Taproot: Family, Guests, Ancestors, and Gods
Original version posted November 18, 2008 at 06:13:55. Minor rewrite, style experiments and links added November 18 at 15:22:53. More links added November 18 at 15:41:16. Last revision - Minor formatting, added Taproot to title and experimenting with category graphic.
This is a page from the third version of Technopagan Yearnings. There are some formatting differences. Originally published at www.neowayland.com/C407808485/E20081118071355
How my family influenced the relationship I have with the Divine
This is my first Taproots entry. Unlike my other blog entries, Taproots entires will be rewritten and updated as time goes on. The posting date will always be the most recent version.
I'm going to ramble because I am not really sure how to make my points on this topic.
I've two older cousins, two and three years older than I. When we were younger, we were raised almost as brothers.
To understand, you have to understand how I was raised to think of family. Family gatherings helped shape who I am, there were always uncles and aunts and cousins and grandparents in addition to Mom and Dad and the stepsibs. Even before Dad and the stepsibs in fact.
That's where the Celtic part of the heritage comes out. It's almost identical to the Scottish clan structure.
You have the Chief of the Family. You have the Host. You have the Elders. You have the Honored Guests. And you have the children. It's a pretty clear pecking order and it was firmly in place for almost every Christmas, every Thanksgiving, every Easter and almost every Mother's Day I can remember as a kid.

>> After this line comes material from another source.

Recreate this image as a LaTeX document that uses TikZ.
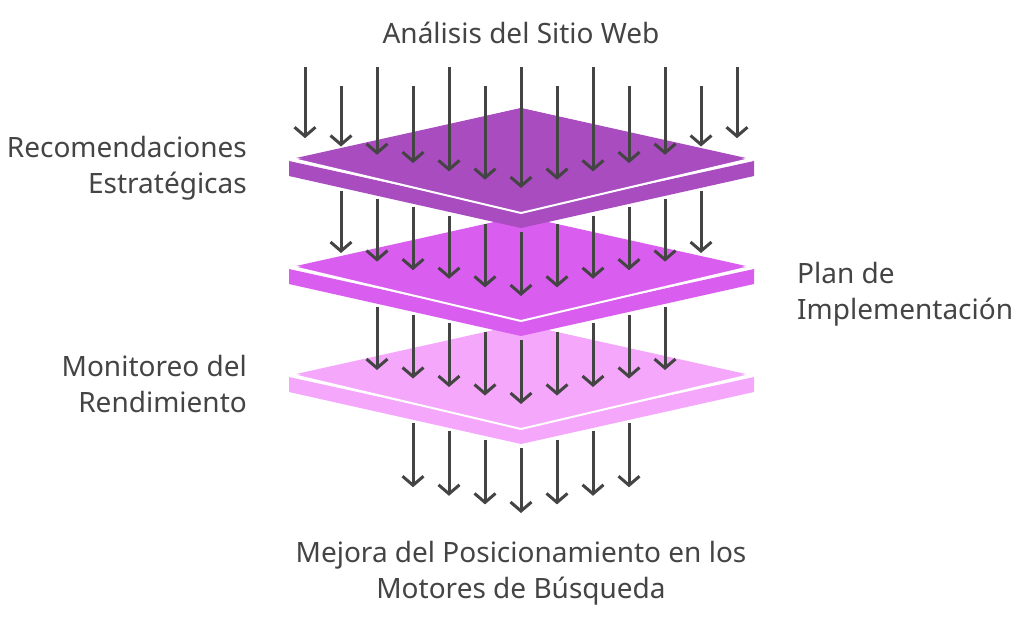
\documentclass[tikz,border=0pt]{standalone}
\usepackage{fontspec}
\setmainfont{Noto Sans}
\usetikzlibrary{arrows.meta}
\definecolor{txt}{HTML}{444444}
\definecolor{pA}{HTML}{A84CC0}
\definecolor{pB}{HTML}{D95EEF}
\definecolor{pC}{HTML}{F5A8FB}
\tikzset{
  arr/.style={draw=txt,line width=3pt,-{Straight Barb[length=9pt,width=21pt,line width=3pt]}},
  lbl/.style={text=txt,font=\fontsize{28}{36}\selectfont,inner sep=0pt},
}
\newcommand{\plate}[2]{%
  \fill[#2] (289,#1+54) -- (521,#1+105) -- (754,#1+54) -- (754,#1+69) -- (521,#1+121) -- (289,#1+69) -- cycle;
  \filldraw[fill=#2,draw=white,line width=2pt] (521,#1) -- (293,#1+52) -- (521,#1+106) -- (750,#1+52) -- cycle;
  \fill[#2] (521,#1+1) -- (296,#1+51) -- (746,#1+51) -- cycle;
}
\newcommand{\arrrow}[5]{% kmax, start0, startstep, end0, endstep
  \foreach \k in {-#1,...,#1}{
    \pgfmathsetmacro{\ak}{abs(\k)}
    \pgfmathsetmacro{\sy}{#2-#3*\ak}
    \pgfmathsetmacro{\ey}{#4-#5*\ak}
    \coordinate (s) at (521+36*\k,\sy);
    \coordinate (e) at (521+36*\k,\ey);
    \draw[arr] (s) -- (e);
  }}
\begin{document}
\begin{tikzpicture}[x=1pt,y=-1pt]
\useasboundingbox (0,0) rectangle (1024,619);
\arrrow{3}{448}{8.3}{513}{8.6}
\plate{323}{pC}
\arrrow{4}{340}{8.3}{404}{8.5}
\plate{215}{pB}
\arrrow{5}{232}{8.2}{296}{8.6}
\plate{107}{pA}
\foreach \k in {-6,...,6}{
  \pgfmathsetmacro{\st}{ifthenelse(mod(abs(\k),2)==0,67,86)}
  \pgfmathsetmacro{\ey}{188-8.3*abs(\k)}
  \coordinate (s) at (521+36*\k,\st);
  \coordinate (e) at (521+36*\k,\ey);
  \draw[arr] (s) -- (e);
}
\node[lbl] (t1) at (521,33) {Análisis del Sitio Web};
\node[lbl,anchor=east,align=right] (t2) at (247,168) {Recomendaciones\\Estratégicas};
\node[lbl,anchor=west,align=left] (t3) at (797,294) {Plan de\\Implementación};
\node[lbl,anchor=east,align=right] (t4) at (247,384) {Monitoreo del\\Rendimiento};
\node[lbl,align=center] (t5) at (521,573) {Mejora del Posicionamiento en los\\Motores de Búsqueda};
\end{tikzpicture}
\end{document}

Here's one for you. The family always said that Christmas was Granpa's holiday.
Even when I was a kid and nominally Christian, I never bought the whole solitary bearded guy on a throne thing. It was obvious to me that if there was a god, he had to be married. Who better than Mother Nature for him to be married to?
And it was also obvious that that particular god was a part time farmer who would much rather be off hunting and tramping in the world. The kind of guy who would be tinkering with the pickup under the shade tree. The kind of guy who would have more fun tracking the deer than shooting it. The kind of guy who'd use fishing mainly as an excuse to get out of chores.
And that Jesus guy? Well, he was a carpenter, so obviously he had solid clothes, probably overalls. Worn hands and arms strong enough to rip the siding off a wall without straining. He could use tools, but he'd prefer his hands. Let's not forget the hip flask that he passed around with his friends. He'd watch out for the kids in the workshop, but he'd usually kick them out and let them run around the neighborhood.
My gods were always earthy types who would invite you for a meal at the drop of a hat. They'd cuss and swear and tell dirty limericks and would fight for fun.
Yep, I was doomed to be Pagan.
It was only later when I tried to match the Bible and the church with my expectation of the Divine that I ran into trouble. I couldn't accept the Divine Perfection thing because it didn't match my experience of the world. I didn't like the Halls of Glory thing. Most importantly, I didn't like the idea of a Divine separated from Creation. Some of my relatives had strange ideas about Christianity, ideas that made this world a Hell to be endured. But I knew that we could fix things here and make it a better world now without waiting on some vague Heavenly reward.
Absolutely doomed.
When I started studying in earnest (Frank wasn't available), the Mighty Dead struck me as absolutely RIGHT. It fit in with my clannish nature.
My own path stresses the Ancestors. In each of the last few years I selected five who have inspired me before they passed.
“Bone, Heart, Thought, Deed, and Spirit,
I choose to honor these Befores this season.”
The choice is a bigger part than the actual rituals.
There's a saying that we create god in our own image. It's partially true. We create the godmask, but not what is hidden beyond.
The first time I heard a Divine voice, it was Female. And She was peeved that it took so long to get my attention. Her consort, well, I heard from Him later.
Since I was using chaos magick at the time, I told Her to prove that She was something more than a product of my imagination.
She told me to ask nicely. I refused.
She showed me anyway.
That's why I treat my Gods as Respected Elder Relatives, and my personal hierarchy puts them somewhere over the Chief of the Family. They may not choose to exercise the authority, but they have it anyway.
I still argue with Them. I usually end up losing the arguments, but that is who I am. Stubborn and contrary to the very last.
Funny, my godmasks haven't really changed much since my childhood. That's one of the reasons I think I chose to serve before I was born.
Although I always picture Them with a Place, it's never a house. She may have a kitchen, but it's like it was formed from the landscape itself as She needed it. It reminds me of a cross between a potting shed and a worktable and an outdoor barbecue. In the old Southern tradition.
They came to me in a form that I could accept, but the REALITY beyond that form I can barely comprehend. I've never been one to submit to authority without question, and I've never been one to blend in.
That's me, the clannish hermit, perpetually on the borders.